- **Written request**
Give again only the lines running from the one with "Reproduce this chart with Observable Plot." through the one with "const yDomain = [5.2, 131];", inclusive. Omit every picture.
━━ Material for the task
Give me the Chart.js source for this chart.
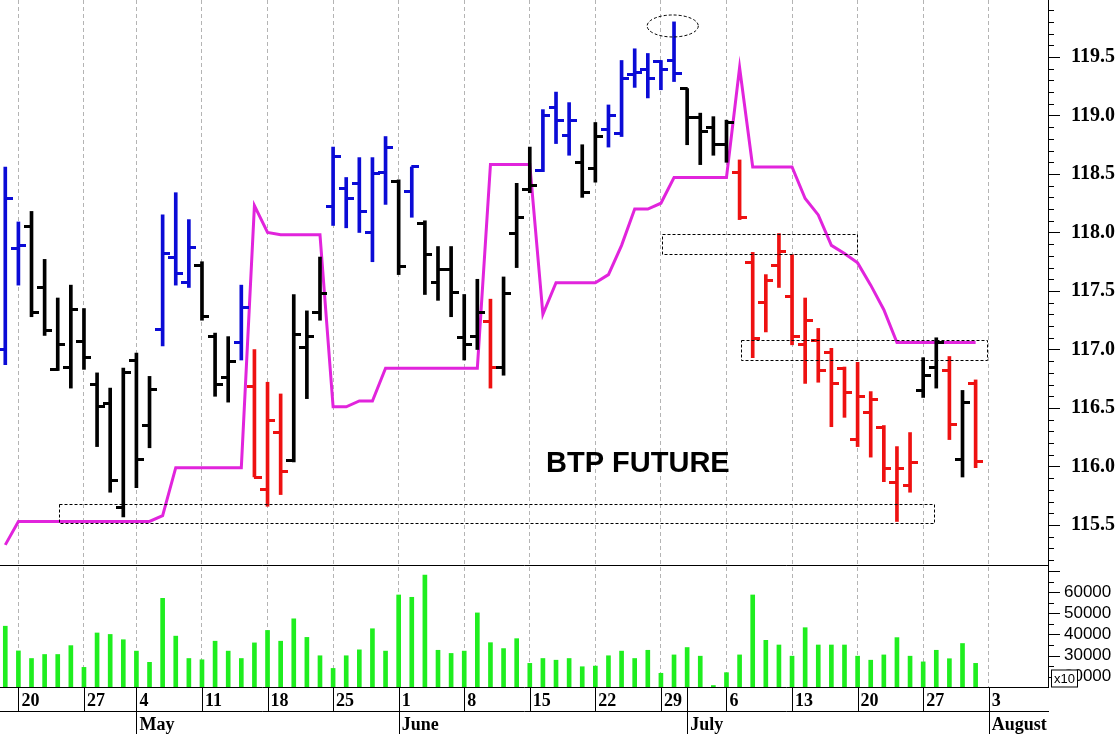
━━━━
━━ Material for the task
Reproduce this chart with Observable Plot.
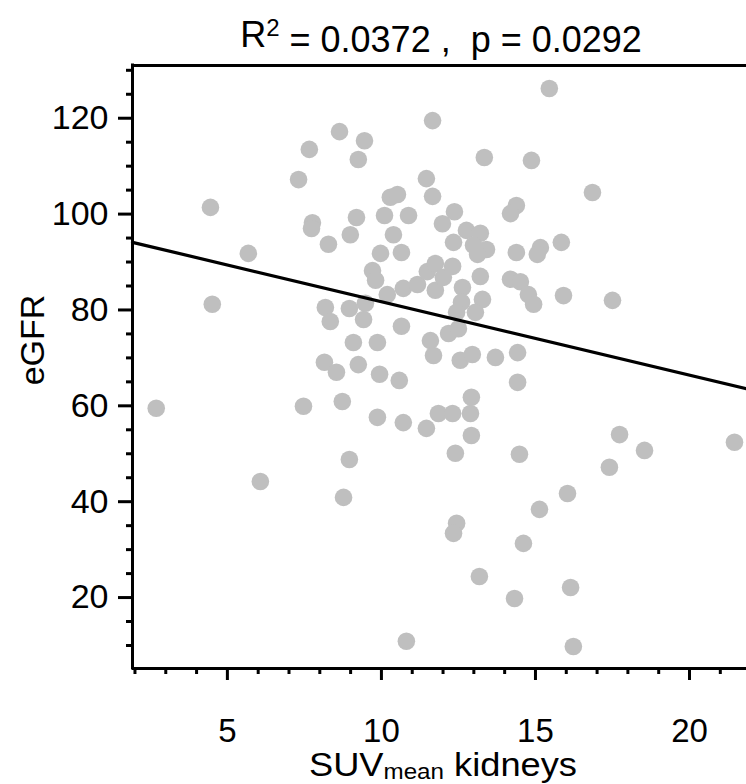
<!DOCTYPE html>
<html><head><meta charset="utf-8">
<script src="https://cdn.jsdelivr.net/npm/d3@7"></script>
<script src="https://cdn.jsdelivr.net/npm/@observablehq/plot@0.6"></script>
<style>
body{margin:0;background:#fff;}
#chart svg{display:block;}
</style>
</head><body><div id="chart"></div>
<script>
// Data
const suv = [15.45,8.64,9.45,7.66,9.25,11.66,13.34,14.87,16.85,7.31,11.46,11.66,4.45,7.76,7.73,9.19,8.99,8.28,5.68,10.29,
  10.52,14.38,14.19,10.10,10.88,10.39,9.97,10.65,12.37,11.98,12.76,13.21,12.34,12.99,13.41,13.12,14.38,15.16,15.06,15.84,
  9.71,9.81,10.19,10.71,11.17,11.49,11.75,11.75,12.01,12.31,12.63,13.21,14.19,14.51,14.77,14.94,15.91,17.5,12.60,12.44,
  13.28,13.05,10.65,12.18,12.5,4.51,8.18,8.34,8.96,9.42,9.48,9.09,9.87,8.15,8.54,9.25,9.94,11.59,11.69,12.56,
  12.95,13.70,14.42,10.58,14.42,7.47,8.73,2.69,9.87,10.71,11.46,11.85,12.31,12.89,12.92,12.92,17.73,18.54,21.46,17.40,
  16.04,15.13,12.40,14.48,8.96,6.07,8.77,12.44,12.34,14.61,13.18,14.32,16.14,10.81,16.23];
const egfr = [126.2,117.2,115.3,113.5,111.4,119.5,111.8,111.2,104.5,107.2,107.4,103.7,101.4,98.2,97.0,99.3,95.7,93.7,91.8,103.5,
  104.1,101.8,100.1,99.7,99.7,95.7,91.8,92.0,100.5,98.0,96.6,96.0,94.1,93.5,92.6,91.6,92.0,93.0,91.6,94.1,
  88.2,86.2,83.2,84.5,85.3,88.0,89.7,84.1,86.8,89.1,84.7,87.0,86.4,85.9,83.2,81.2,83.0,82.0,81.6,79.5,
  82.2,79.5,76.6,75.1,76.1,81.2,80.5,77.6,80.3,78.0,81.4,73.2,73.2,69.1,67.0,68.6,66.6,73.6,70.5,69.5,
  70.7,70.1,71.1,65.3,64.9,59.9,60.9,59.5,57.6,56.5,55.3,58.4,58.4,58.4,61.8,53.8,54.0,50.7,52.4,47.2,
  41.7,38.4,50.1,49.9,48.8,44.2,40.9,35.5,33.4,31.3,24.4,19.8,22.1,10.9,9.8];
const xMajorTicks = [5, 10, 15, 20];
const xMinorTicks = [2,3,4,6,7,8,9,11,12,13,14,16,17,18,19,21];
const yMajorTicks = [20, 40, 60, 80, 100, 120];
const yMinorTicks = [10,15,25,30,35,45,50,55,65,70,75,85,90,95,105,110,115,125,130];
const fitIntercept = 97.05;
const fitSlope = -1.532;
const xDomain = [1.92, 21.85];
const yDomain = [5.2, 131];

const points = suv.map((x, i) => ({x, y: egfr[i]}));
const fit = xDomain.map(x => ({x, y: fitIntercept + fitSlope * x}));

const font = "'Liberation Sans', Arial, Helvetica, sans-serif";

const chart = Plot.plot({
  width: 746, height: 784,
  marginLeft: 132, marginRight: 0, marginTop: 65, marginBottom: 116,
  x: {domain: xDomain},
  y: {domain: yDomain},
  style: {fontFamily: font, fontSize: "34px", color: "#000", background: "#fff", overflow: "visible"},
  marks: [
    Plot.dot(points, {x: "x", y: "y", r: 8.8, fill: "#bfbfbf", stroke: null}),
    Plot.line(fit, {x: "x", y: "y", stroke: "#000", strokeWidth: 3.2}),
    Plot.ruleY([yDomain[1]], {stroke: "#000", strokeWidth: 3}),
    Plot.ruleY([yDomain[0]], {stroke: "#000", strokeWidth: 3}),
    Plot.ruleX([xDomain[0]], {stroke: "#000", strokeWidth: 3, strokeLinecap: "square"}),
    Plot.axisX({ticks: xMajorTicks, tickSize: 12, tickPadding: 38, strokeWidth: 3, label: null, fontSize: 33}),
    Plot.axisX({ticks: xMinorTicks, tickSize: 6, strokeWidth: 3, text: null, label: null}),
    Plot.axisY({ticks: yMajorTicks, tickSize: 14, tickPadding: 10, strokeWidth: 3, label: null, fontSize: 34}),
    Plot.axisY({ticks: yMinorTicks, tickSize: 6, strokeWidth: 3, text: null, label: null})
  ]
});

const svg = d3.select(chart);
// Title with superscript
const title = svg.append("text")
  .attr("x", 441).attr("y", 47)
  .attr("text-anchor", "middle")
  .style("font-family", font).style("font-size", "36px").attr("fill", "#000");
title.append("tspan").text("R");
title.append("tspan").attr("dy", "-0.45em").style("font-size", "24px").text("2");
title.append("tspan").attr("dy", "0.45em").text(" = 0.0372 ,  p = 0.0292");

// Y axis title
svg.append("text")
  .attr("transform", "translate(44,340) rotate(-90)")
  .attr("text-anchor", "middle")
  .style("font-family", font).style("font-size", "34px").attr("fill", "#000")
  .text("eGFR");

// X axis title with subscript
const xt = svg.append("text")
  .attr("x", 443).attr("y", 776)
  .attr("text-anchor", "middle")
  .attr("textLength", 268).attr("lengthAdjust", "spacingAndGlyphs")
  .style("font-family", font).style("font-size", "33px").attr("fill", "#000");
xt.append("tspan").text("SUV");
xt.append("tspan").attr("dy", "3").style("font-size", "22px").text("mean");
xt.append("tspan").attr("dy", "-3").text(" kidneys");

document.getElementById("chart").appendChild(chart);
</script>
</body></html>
━━━━
- **Correct response**
Reproduce this chart with Observable Plot.
<!DOCTYPE html>
<html><head><meta charset="utf-8">
<script src="https://cdn.jsdelivr.net/npm/d3@7"></script>
<script src="https://cdn.jsdelivr.net/npm/@observablehq/plot@0.6"></script>
<style>
body{margin:0;background:#fff;}
#chart svg{display:block;}
</style>
</head><body><div id="chart"></div>
<script>
// Data
const suv = [15.45,8.64,9.45,7.66,9.25,11.66,13.34,14.87,16.85,7.31,11.46,11.66,4.45,7.76,7.73,9.19,8.99,8.28,5.68,10.29,
  10.52,14.38,14.19,10.10,10.88,10.39,9.97,10.65,12.37,11.98,12.76,13.21,12.34,12.99,13.41,13.12,14.38,15.16,15.06,15.84,
  9.71,9.81,10.19,10.71,11.17,11.49,11.75,11.75,12.01,12.31,12.63,13.21,14.19,14.51,14.77,14.94,15.91,17.5,12.60,12.44,
  13.28,13.05,10.65,12.18,12.5,4.51,8.18,8.34,8.96,9.42,9.48,9.09,9.87,8.15,8.54,9.25,9.94,11.59,11.69,12.56,
  12.95,13.70,14.42,10.58,14.42,7.47,8.73,2.69,9.87,10.71,11.46,11.85,12.31,12.89,12.92,12.92,17.73,18.54,21.46,17.40,
  16.04,15.13,12.40,14.48,8.96,6.07,8.77,12.44,12.34,14.61,13.18,14.32,16.14,10.81,16.23];
const egfr = [126.2,117.2,115.3,113.5,111.4,119.5,111.8,111.2,104.5,107.2,107.4,103.7,101.4,98.2,97.0,99.3,95.7,93.7,91.8,103.5,
  104.1,101.8,100.1,99.7,99.7,95.7,91.8,92.0,100.5,98.0,96.6,96.0,94.1,93.5,92.6,91.6,92.0,93.0,91.6,94.1,
  88.2,86.2,83.2,84.5,85.3,88.0,89.7,84.1,86.8,89.1,84.7,87.0,86.4,85.9,83.2,81.2,83.0,82.0,81.6,79.5,
  82.2,79.5,76.6,75.1,76.1,81.2,80.5,77.6,80.3,78.0,81.4,73.2,73.2,69.1,67.0,68.6,66.6,73.6,70.5,69.5,
  70.7,70.1,71.1,65.3,64.9,59.9,60.9,59.5,57.6,56.5,55.3,58.4,58.4,58.4,61.8,53.8,54.0,50.7,52.4,47.2,
  41.7,38.4,50.1,49.9,48.8,44.2,40.9,35.5,33.4,31.3,24.4,19.8,22.1,10.9,9.8];
const xMajorTicks = [5, 10, 15, 20];
const xMinorTicks = [2,3,4,6,7,8,9,11,12,13,14,16,17,18,19,21];
const yMajorTicks = [20, 40, 60, 80, 100, 120];
const yMinorTicks = [10,15,25,30,35,45,50,55,65,70,75,85,90,95,105,110,115,125,130];
const fitIntercept = 97.05;
const fitSlope = -1.532;
const xDomain = [1.92, 21.85];
const yDomain = [5.2, 131];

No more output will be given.